Nothing in the data should change when you return it, but leave the pictures out.

(Rows from a dataset of charts and code)
┄┄┄┄┄┄┄┄┄┄┄┄┄┄┄┄┄┄┄┄

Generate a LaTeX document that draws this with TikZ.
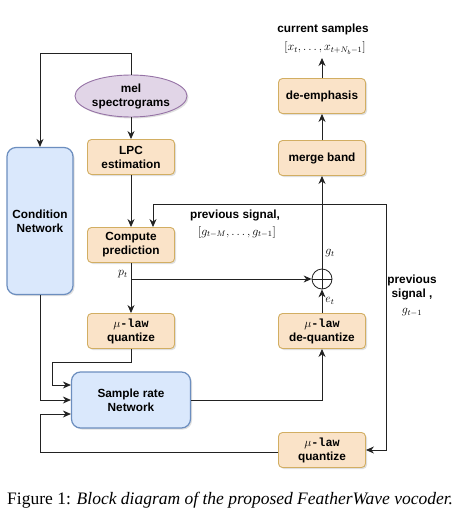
\documentclass[tikz,border=0pt]{standalone}
\usepackage{fontspec}
\setmainfont{Liberation Serif}
\setsansfont{Liberation Sans}
\setmonofont{Liberation Mono}
\usetikzlibrary{arrows.meta,positioning,shapes.geometric,shadows}
\definecolor{fwpeach}{HTML}{FAE3C8}
\definecolor{fwpeachline}{HTML}{D2AE62}
\definecolor{fwblue}{HTML}{DAE8FC}
\definecolor{fwblueline}{HTML}{6C8EBF}
\definecolor{fwpurple}{HTML}{E1D5E7}
\definecolor{fwpurpleline}{HTML}{9673A6}
\definecolor{fwline}{HTML}{222222}

\tikzset{
  shade/.style={drop shadow={opacity=0.25, shadow xshift=1.5pt, shadow yshift=-1.5pt}},
  block/.style={draw=fwpeachline, fill=fwpeach, line width=0.9pt, rounded corners=4pt,
    minimum width=87pt, minimum height=35pt, align=center, inner sep=1pt,
    font=\sffamily\bfseries\fontsize{11.8}{14}\selectfont, shade},
  netbox/.style={draw=fwblueline, fill=fwblue, line width=1.2pt, rounded corners=9pt,
    align=center, font=\sffamily\bfseries\fontsize{11.8}{14}\selectfont, shade},
  link/.style={-{Stealth[length=8pt,width=7pt]}, draw=fwline, line width=0.8pt},
  lbl/.style={font=\sffamily\bfseries\fontsize{11.8}{14}\selectfont, align=center, inner sep=1pt},
  mlbl/.style={font=\fontsize{11.5}{13}\selectfont, inner sep=1pt},
}

\begin{document}
\begin{tikzpicture}[x=1pt, y=-1pt]
  \useasboundingbox[fill=white] (0,0) rectangle (476,519);

  % left column
  \node[ellipse, draw=fwpurpleline, fill=fwpurple, line width=0.9pt, minimum width=112pt,
    minimum height=42pt, inner sep=0pt, align=center, shade,
    font=\sffamily\bfseries\fontsize{11.8}{14}\selectfont] (mel) at (131,96) {mel\\spectrograms};
  \node[block] (lpc) at (131,157) {LPC\\estimation};
  \node[block] (pred) at (131,245) {Compute\\prediction};
  \node[block] (quant) at (131,331) {$\mu$\texttt{-law}\\quantize};
  \node[netbox, minimum width=66pt, minimum height=147pt] (cond) at (40,221) {Condition\\Network};
  \node[netbox, minimum width=119pt, minimum height=56pt] (srnet) at (131,400) {Sample rate\\Network};

  % right column
  \node[block] (deemph) at (322,96) {de-emphasis};
  \node[block] (merge) at (322,158) {merge band};
  \node[circle, draw=fwline, line width=0.8pt, minimum size=20pt, inner sep=0pt] (plus) at (322,279) {};
  \draw[fwline, line width=0.8pt] (plus.north) -- (plus.south) (plus.west) -- (plus.east);
  \node[block] (dequant) at (322,331) {$\mu$\texttt{-law}\\de-quantize};
  \node[block] (quantb) at (322,450) {$\mu$\texttt{-law}\\quantize};

  \node[lbl] (outlbl) at (323,29) {current samples};
  \node[mlbl] (outmath) at (325,48) {$[x_t,\ldots,x_{t+N_b-1}]$};
  \node[lbl] (prevlbl) at (235,215) {previous signal,};
  \node[mlbl] (prevmath) at (237,232) {$[g_{t-M},\ldots,g_{t-1}]$};
  \node[lbl] (prevr) at (412,287) {previous\\signal ,};
  \node[mlbl] (prevrmath) at (412,312) {$g_{t-1}$};

  \coordinate (topturn) at (131,53);
  \coordinate (outtop) at (322,58);
  \coordinate (fbtop) at (386,204);
  \coordinate (pbranch) at (131,279);
  \coordinate (botleft) at (40,452);

  \draw[link] (mel) -- (topturn) -| (cond.north);
  \draw[link] (mel) -- (lpc);
  \draw[link] (lpc) -- (pred);
  \draw[link] (fbtop) -| ([xshift=22pt]pred.north);
  \draw[link] (fbtop) |- (quantb.east);
  \draw[link] (pred) -- (quant) node[pos=0.23, left, mlbl, xshift=-2pt] {$p_t$};
  \draw[link] (pbranch) -- (plus);
  \draw[link] (plus) -- (merge) node[pos=0.17, right, mlbl, xshift=2pt] {$g_t$};
  \draw[link] (merge) -- (deemph);
  \draw[link] (deemph) -- (outtop);
  \draw[link] (dequant) -- (plus) node[midway, right, mlbl, xshift=2pt] {$e_t$};
  \draw[link] (srnet.east) -| (dequant.south);
  \draw[link] (quant.south) |- (52,362) |- ([yshift=15pt]srnet.west);
  \draw[link] (cond.south) |- (srnet.west);
  \draw[link] ([yshift=-2pt]quantb.west) -- (botleft) |- ([yshift=-14pt]srnet.west);

  \node[font=\fontsize{17.5}{20}\selectfont, anchor=west, inner sep=0pt] (caption) at (7,500)
    {Figure 1: \textit{Block diagram of the proposed FeatherWave vocoder.}};
\end{tikzpicture}
\end{document}
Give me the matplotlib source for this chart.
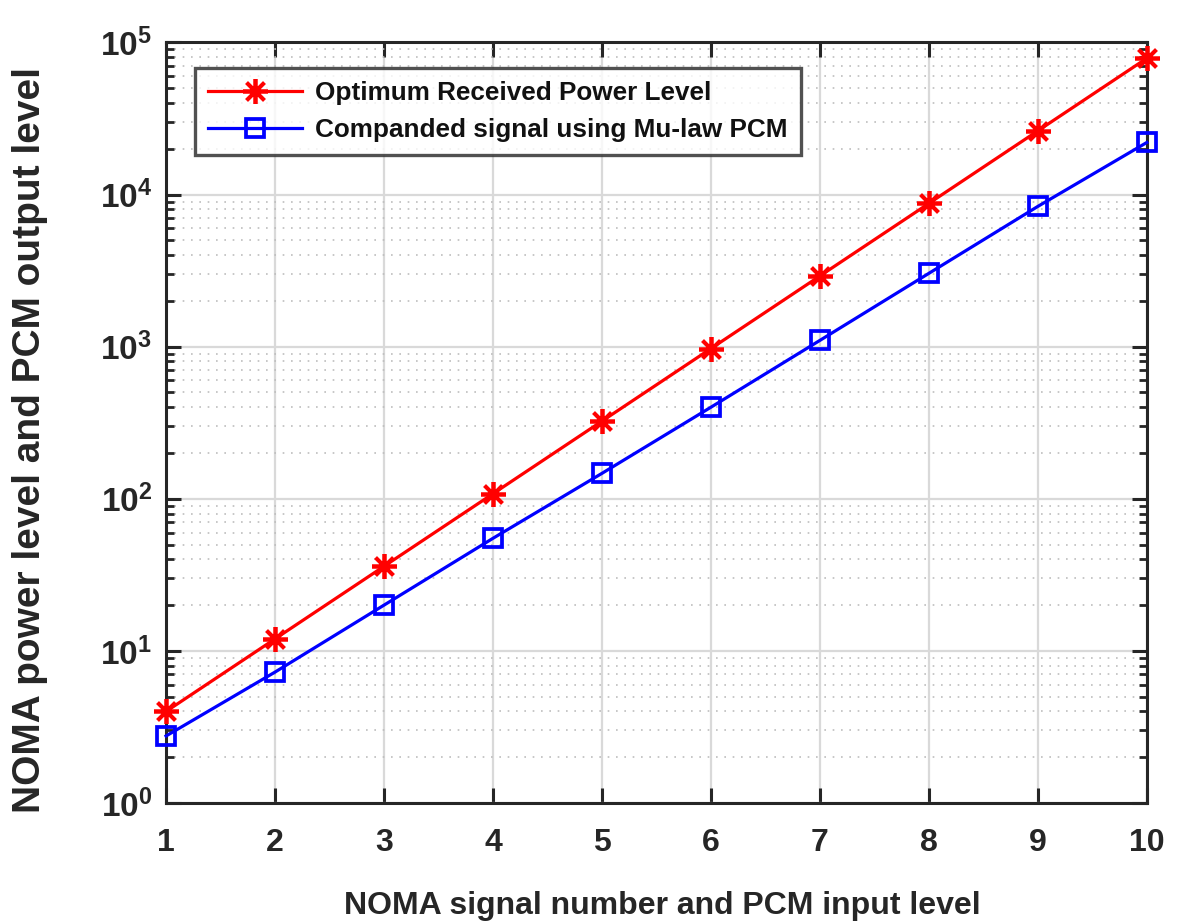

┄┄┄┄┄┄┄┄┄┄┄┄┄┄┄┄┄┄┄┄

* WRITTEN ANSWER *
Generate a LaTeX document that draws this with TikZ.
\documentclass[tikz,border=0pt]{standalone}
\usepackage{fontspec}
\setmainfont{Liberation Serif}
\setsansfont{Liberation Sans}
\setmonofont{Liberation Mono}
\usetikzlibrary{arrows.meta,positioning,shapes.geometric,shadows}
\definecolor{fwpeach}{HTML}{FAE3C8}
\definecolor{fwpeachline}{HTML}{D2AE62}
\definecolor{fwblue}{HTML}{DAE8FC}
\definecolor{fwblueline}{HTML}{6C8EBF}
\definecolor{fwpurple}{HTML}{E1D5E7}
\definecolor{fwpurpleline}{HTML}{9673A6}
\definecolor{fwline}{HTML}{222222}

\tikzset{
  shade/.style={drop shadow={opacity=0.25, shadow xshift=1.5pt, shadow yshift=-1.5pt}},
  block/.style={draw=fwpeachline, fill=fwpeach, line width=0.9pt, rounded corners=4pt,
    minimum width=87pt, minimum height=35pt, align=center, inner sep=1pt,
    font=\sffamily\bfseries\fontsize{11.8}{14}\selectfont, shade},
  netbox/.style={draw=fwblueline, fill=fwblue, line width=1.2pt, rounded corners=9pt,
    align=center, font=\sffamily\bfseries\fontsize{11.8}{14}\selectfont, shade},
  link/.style={-{Stealth[length=8pt,width=7pt]}, draw=fwline, line width=0.8pt},
  lbl/.style={font=\sffamily\bfseries\fontsize{11.8}{14}\selectfont, align=center, inner sep=1pt},
  mlbl/.style={font=\fontsize{11.5}{13}\selectfont, inner sep=1pt},
}

\begin{document}
\begin{tikzpicture}[x=1pt, y=-1pt]
  \useasboundingbox[fill=white] (0,0) rectangle (476,519);

  % left column
  \node[ellipse, draw=fwpurpleline, fill=fwpurple, line width=0.9pt, minimum width=112pt,
    minimum height=42pt, inner sep=0pt, align=center, shade,
    font=\sffamily\bfseries\fontsize{11.8}{14}\selectfont] (mel) at (131,96) {mel\\spectrograms};
  \node[block] (lpc) at (131,157) {LPC\\estimation};
  \node[block] (pred) at (131,245) {Compute\\prediction};
  \node[block] (quant) at (131,331) {$\mu$\texttt{-law}\\quantize};
  \node[netbox, minimum width=66pt, minimum height=147pt] (cond) at (40,221) {Condition\\Network};
  \node[netbox, minimum width=119pt, minimum height=56pt] (srnet) at (131,400) {Sample rate\\Network};

  % right column
  \node[block] (deemph) at (322,96) {de-emphasis};
  \node[block] (merge) at (322,158) {merge band};
  \node[circle, draw=fwline, line width=0.8pt, minimum size=20pt, inner sep=0pt] (plus) at (322,279) {};
  \draw[fwline, line width=0.8pt] (plus.north) -- (plus.south) (plus.west) -- (plus.east);
  \node[block] (dequant) at (322,331) {$\mu$\texttt{-law}\\de-quantize};
  \node[block] (quantb) at (322,450) {$\mu$\texttt{-law}\\quantize};

  \node[lbl] (outlbl) at (323,29) {current samples};
  \node[mlbl] (outmath) at (325,48) {$[x_t,\ldots,x_{t+N_b-1}]$};
  \node[lbl] (prevlbl) at (235,215) {previous signal,};
  \node[mlbl] (prevmath) at (237,232) {$[g_{t-M},\ldots,g_{t-1}]$};
  \node[lbl] (prevr) at (412,287) {previous\\signal ,};
  \node[mlbl] (prevrmath) at (412,312) {$g_{t-1}$};

  \coordinate (topturn) at (131,53);
  \coordinate (outtop) at (322,58);
  \coordinate (fbtop) at (386,204);
  \coordinate (pbranch) at (131,279);
  \coordinate (botleft) at (40,452);

  \draw[link] (mel) -- (topturn) -| (cond.north);
  \draw[link] (mel) -- (lpc);
  \draw[link] (lpc) -- (pred);
  \draw[link] (fbtop) -| ([xshift=22pt]pred.north);
  \draw[link] (fbtop) |- (quantb.east);
  \draw[link] (pred) -- (quant) node[pos=0.23, left, mlbl, xshift=-2pt] {$p_t$};
  \draw[link] (pbranch) -- (plus);
  \draw[link] (plus) -- (merge) node[pos=0.17, right, mlbl, xshift=2pt] {$g_t$};
  \draw[link] (merge) -- (deemph);
  \draw[link] (deemph) -- (outtop);
  \draw[link] (dequant) -- (plus) node[midway, right, mlbl, xshift=2pt] {$e_t$};
  \draw[link] (srnet.east) -| (dequant.south);
  \draw[link] (quant.south) |- (52,362) |- ([yshift=15pt]srnet.west);
  \draw[link] (cond.south) |- (srnet.west);
  \draw[link] ([yshift=-2pt]quantb.west) -- (botleft) |- ([yshift=-14pt]srnet.west);

  \node[font=\fontsize{17.5}{20}\selectfont, anchor=west, inner sep=0pt] (caption) at (7,500)
    {Figure 1: \textit{Block diagram of the proposed FeatherWave vocoder.}};
\end{tikzpicture}
\end{document}
Give me the matplotlib source for this chart.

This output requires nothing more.